Não é raro ver companhias que, ainda que com desejo de judicializar determinados casos, julgam a terceirização da investigação como um processo caro e burocrático, optando então pela condução interna da investigação. Na maioria das vezes, esse tipo de escolha não respeita as melhores práticas de coleta e aquisição de evidências que, por consequência, tornam eventuais provas inválidas para uso em juízo.
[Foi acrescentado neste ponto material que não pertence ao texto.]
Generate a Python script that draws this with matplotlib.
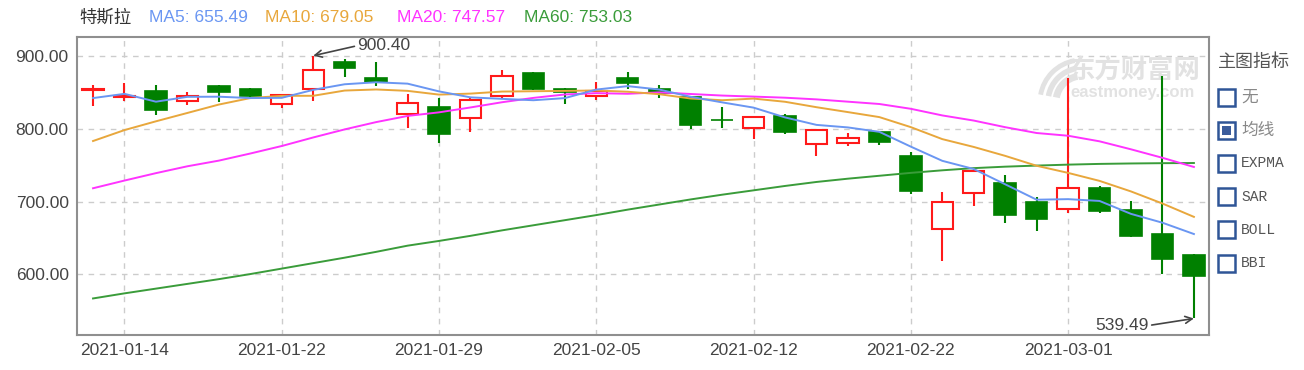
import matplotlib
matplotlib.use('Agg')

import matplotlib.pyplot as plt
from matplotlib.patches import Rectangle, Arc
from matplotlib.transforms import IdentityTransform

plt.rcParams['font.family'] = ['Liberation Sans', 'Noto Sans CJK SC', 'DejaVu Sans']

# ============================================================
# DATA
# ============================================================

dates = [
    '2021-01-13', '2021-01-14', '2021-01-15', '2021-01-19', '2021-01-20', '2021-01-21',
    '2021-01-22', '2021-01-25', '2021-01-26', '2021-01-27', '2021-01-28', '2021-01-29',
    '2021-02-01', '2021-02-02', '2021-02-03', '2021-02-04', '2021-02-05', '2021-02-08',
    '2021-02-09', '2021-02-10', '2021-02-11', '2021-02-12', '2021-02-16', '2021-02-17',
    '2021-02-18', '2021-02-19', '2021-02-22', '2021-02-23', '2021-02-24', '2021-02-25',
    '2021-02-26', '2021-03-01', '2021-03-02', '2021-03-03', '2021-03-04', '2021-03-05',
]

opens = [
    852.76, 843.39, 852.00, 837.80, 858.74, 855.00, 834.31, 855.00, 891.38, 870.35,
    820.00, 830.00, 814.29, 844.68, 877.02, 855.00, 845.00, 869.67, 855.12, 843.64,
    812.44, 801.26, 818.00, 779.09, 780.90, 795.00, 762.64, 662.13, 711.85, 726.15,
    700.00, 690.11, 718.28, 687.99, 655.80, 626.06,
]
highs = [
    860.47, 863.00, 859.90, 850.00, 859.50, 855.72, 848.00, 900.40, 895.90, 891.50,
    848.00, 842.41, 842.00, 880.50, 878.08, 856.50, 864.77, 877.77, 859.80, 844.82,
    829.88, 817.33, 821.00, 799.84, 794.69, 796.79, 768.50, 713.61, 745.00, 737.21,
    706.70, 870.00, 721.11, 700.70, 872.00, 627.84,
]
lows = [
    832.00, 838.75, 819.10, 833.00, 837.28, 841.42, 828.62, 838.82, 871.60, 858.66,
    801.00, 780.10, 795.56, 842.20, 853.06, 833.42, 838.97, 854.75, 841.75, 800.02,
    801.73, 785.33, 792.44, 762.01, 776.27, 777.37, 710.20, 619.00, 694.17, 670.58,
    659.51, 685.05, 685.00, 651.71, 600.00, 539.49,
]
closes = [
    854.41, 845.00, 826.16, 844.55, 850.45, 844.99, 846.64, 880.80, 883.09, 864.16,
    835.43, 793.53, 839.81, 872.79, 854.69, 849.99, 852.23, 863.42, 849.46, 804.82,
    811.66, 816.12, 796.22, 798.15, 787.38, 781.30, 714.50, 698.84, 742.02, 682.22,
    675.50, 718.43, 686.44, 653.20, 621.44, 597.95,
]

ma5 = [
    842.22, 848.01, 837.24, 843.91, 844.11, 842.23, 842.56, 853.49, 861.19, 863.94,
    862.02, 851.40, 843.20, 841.14, 839.25, 842.16, 853.90, 858.62, 853.96, 843.98,
    836.32, 829.10, 815.66, 805.39, 801.91, 795.83, 775.51, 756.03, 744.81, 723.78,
    702.62, 703.40, 700.92, 683.16, 671.00, 655.49,
]
ma10 = [
    783.24, 798.26, 810.31, 821.79, 833.32, 842.23, 845.29, 845.36, 852.55, 854.03,
    852.13, 846.98, 848.35, 851.17, 851.59, 852.09, 852.65, 850.91, 847.55, 841.62,
    839.24, 841.50, 837.14, 829.68, 822.95, 816.08, 802.30, 785.85, 775.10, 762.84,
    749.23, 739.46, 728.48, 713.98, 697.39, 679.05,
]
ma20 = [
    718.35, 728.94, 739.11, 748.54, 756.31, 766.07, 776.38, 788.12, 799.19, 809.21,
    817.68, 822.62, 829.33, 836.48, 842.46, 847.16, 848.97, 848.14, 850.05, 847.82,
    845.68, 844.24, 842.74, 840.42, 837.27, 834.08, 827.48, 818.38, 811.33, 802.23,
    794.23, 790.48, 782.81, 771.83, 760.17, 747.57,
]
ma60 = [
    567.0, 574.0, 580.5, 587.0, 593.5, 600.5, 608.0, 615.5, 623.0, 631.0,
    639.5, 646.0, 653.0, 660.5, 667.5, 674.5, 681.5, 689.0, 696.0, 703.0,
    709.5, 715.5, 721.5, 727.0, 731.5, 735.5, 739.5, 743.0, 746.0, 748.0,
    749.5, 750.8, 751.8, 752.4, 752.8, 753.03,
]

stock_name = '特斯拉'
y_ticks = [600, 700, 800, 900]
tick_every = 5
indicators = ['无', '均线', 'EXPMA', 'SAR', 'BOLL', 'BBI']
checked = '均线'

# ============================================================
# COLORS
# ============================================================

UP = '#ff1a1a'
DOWN = '#008000'
C_MA5 = '#6a96f2'
C_MA10 = '#e8a73c'
C_MA20 = '#ff33ff'
C_MA60 = '#3a9c3a'
TEXT = '#444444'
BOX = '#2f5597'
MARK = '#e2e2e2'

W, H = 1304, 370


def fx(x):
    return x / W


def fy(y):
    return 1 - y / H


# ============================================================
# FIGURE
# ============================================================

fig = plt.figure(figsize=(W / 100, H / 100), dpi=100, facecolor='white')
ax = fig.add_axes([fx(77), fy(335), (1209 - 77) / W, (335 - 37) / H])

ax.set_xlim(-0.51, len(dates) - 0.52)
ax.set_ylim(516.8, 926.1)

# ----------------------------------------------------
# CANDLES
# ----------------------------------------------------

width = 0.68

for i in range(len(dates)):
    o, h, l, c = opens[i], highs[i], lows[i], closes[i]
    top = max(o, c)
    bot = min(o, c)
    body = max(top - bot, 0.4)

    if c >= o:
        ax.vlines(i, top, h, color=UP, lw=1.5, zorder=3)
        ax.vlines(i, l, bot, color=UP, lw=1.5, zorder=3)
        ax.add_patch(Rectangle((i - width / 2, bot), width, body,
                               facecolor='white', edgecolor=UP, lw=1.5, zorder=3))
    else:
        ax.vlines(i, l, h, color=DOWN, lw=1.5, zorder=3)
        ax.add_patch(Rectangle((i - width / 2, bot), width, body,
                               facecolor=DOWN, edgecolor=DOWN, lw=1.2, zorder=3))

# ----------------------------------------------------
# MOVING AVERAGES
# ----------------------------------------------------

x = list(range(len(dates)))
ax.plot(x, ma60, color=C_MA60, lw=1.4, zorder=4)
ax.plot(x, ma20, color=C_MA20, lw=1.4, zorder=4)
ax.plot(x, ma10, color=C_MA10, lw=1.4, zorder=4)
ax.plot(x, ma5, color=C_MA5, lw=1.4, zorder=4)

# ----------------------------------------------------
# HIGH / LOW MARKERS
# ----------------------------------------------------

hi = highs.index(max(highs[:31]))
lo = lows.index(min(lows))

ax.annotate(f'{highs[hi]:.2f}', xy=(hi, highs[hi]), xytext=(44, 10),
            textcoords='offset pixels', ha='left', va='center',
            fontsize=12.5, color=TEXT, zorder=6,
            arrowprops=dict(arrowstyle='->', color='#444444', lw=1.2,
                            relpos=(0, 0.5), shrinkA=0, shrinkB=0))

ax.annotate(f'{lows[lo]:.2f}', xy=(lo, lows[lo]), xytext=(-45, -7),
            textcoords='offset pixels', ha='right', va='center',
            fontsize=12.5, color=TEXT, zorder=6,
            arrowprops=dict(arrowstyle='->', color='#444444', lw=1.2,
                            relpos=(1, 0.5), shrinkA=0, shrinkB=0))

# ----------------------------------------------------
# AXES STYLING
# ----------------------------------------------------

ax.set_yticks(y_ticks)
ax.set_yticklabels([f'{v:.2f}' for v in y_ticks])

xt = list(range(1, len(dates), tick_every))
ax.set_xticks(xt)
ax.set_xticklabels([dates[i] for i in xt])

ax.tick_params(length=0, labelsize=12.5, labelcolor=TEXT)
ax.tick_params(axis='y', pad=6)
ax.tick_params(axis='x', pad=6)

ax.set_axisbelow(True)
ax.grid(True, color='#cccccc', linestyle=(0, (4, 4)), lw=1)

for spine in ax.spines.values():
    spine.set_edgecolor('#8f8f8f')
    spine.set_linewidth(1.5)

# ----------------------------------------------------
# WATERMARK
# ----------------------------------------------------

# swoosh logo, drawn in pixel coordinates
for r, lw in [(26, 5), (34, 4), (42, 3.5)]:
    ax.add_patch(Arc((1082, H - 102), 2 * r, 2 * r, theta1=100, theta2=170,
                     color=MARK, lw=lw, transform=IdentityTransform(),
                     zorder=0.6, clip_on=False))

ax.text(fx(1068), fy(70), '东方财富网', transform=fig.transFigure,
        fontsize=19, fontweight='bold', color=MARK, va='center',
        family=['Noto Sans CJK SC'], zorder=0.6)
ax.text(fx(1070), fy(92), 'eastmoney.com', transform=fig.transFigure,
        fontsize=12, fontweight='bold', color=MARK, va='center', zorder=0.6)

# ============================================================
# HEADER
# ============================================================

fig.text(fx(79), fy(18), stock_name, fontsize=12.5, color='#333333', va='center')
fig.text(fx(149), fy(18), f'MA5: {ma5[-1]:.2f}', fontsize=12.5, color=C_MA5, va='center')
fig.text(fx(265), fy(18), f'MA10: {ma10[-1]:.2f}', fontsize=12.5, color=C_MA10, va='center')
fig.text(fx(397), fy(18), f'MA20: {ma20[-1]:.2f}', fontsize=12.5, color=C_MA20, va='center')
fig.text(fx(524), fy(18), f'MA60: {ma60[-1]:.2f}', fontsize=12.5, color=C_MA60, va='center')

# ============================================================
# RIGHT PANEL
# ============================================================

fig.text(fx(1218), fy(62), '主图指标', fontsize=13, color='#555555', va='center')

for k, name in enumerate(indicators):
    yc = 97 + k * 33.2
    fig.patches.append(Rectangle((fx(1218), fy(yc + 8.5)), 17 / W, 17 / H,
                                 facecolor='white', edgecolor=BOX, lw=1.8,
                                 transform=fig.transFigure, figure=fig))
    if name == checked:
        fig.patches.append(Rectangle((fx(1222), fy(yc + 4.5)), 9 / W, 9 / H,
                                     facecolor='#3b5c9c', edgecolor='none',
                                     transform=fig.transFigure, figure=fig))
    if name.isascii():
        fig.text(fx(1241), fy(yc), name, fontsize=10.5, color='#555555',
                 va='center', family=['Liberation Mono'])
    else:
        fig.text(fx(1241), fy(yc), name, fontsize=12, color='#888888', va='center')

plt.savefig('out.png', dpi=100, facecolor='white')
plt.close()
E, o surpreendente, é que por vezes essas decisões são tomadas de boa-fé, sem se conhecer os reais riscos associados.
É nesse cenário que usualmente sugiro que executivos em posições de alta direção tenham em seu networking profissionais de compliance e forense independentes, que possam fazer o papel de trusted advisors, indicando caminhos eficientes e seguros - especialmente em situações e investigações mais sensíveis de forma que, os riscos sejam mitigados e transformados em oportunidades - nos quais a empresa se mostre ética e responsável, de forma que perdas potenciais sejam convertidas em margem de lucro e, consequentemente, em caixa. É fato que, uma investigação sem uso de tecnologia e ritos apropriados, provavelmente não terá a abrangência necessária, resultados esperados e assim, por vezes, poderá trazer mais riscos que oportunidades.
(*) Bruno Massard é diretor-executivo de Investigações e Auditoria Interna da ICTS Protiviti, empresa especializada em soluções para gestão de riscos, compliance, ESG, auditoria interna, investigação, proteção e privacidade de dados. Atua ainda como presidente do Capítulo Brasileiro da ACFE (Association of Certified Fraud Examiners), é coordenador da pós-graduação de Compliance do IBMEC-RJ e professor convidado do LLM de Compliance da FGV.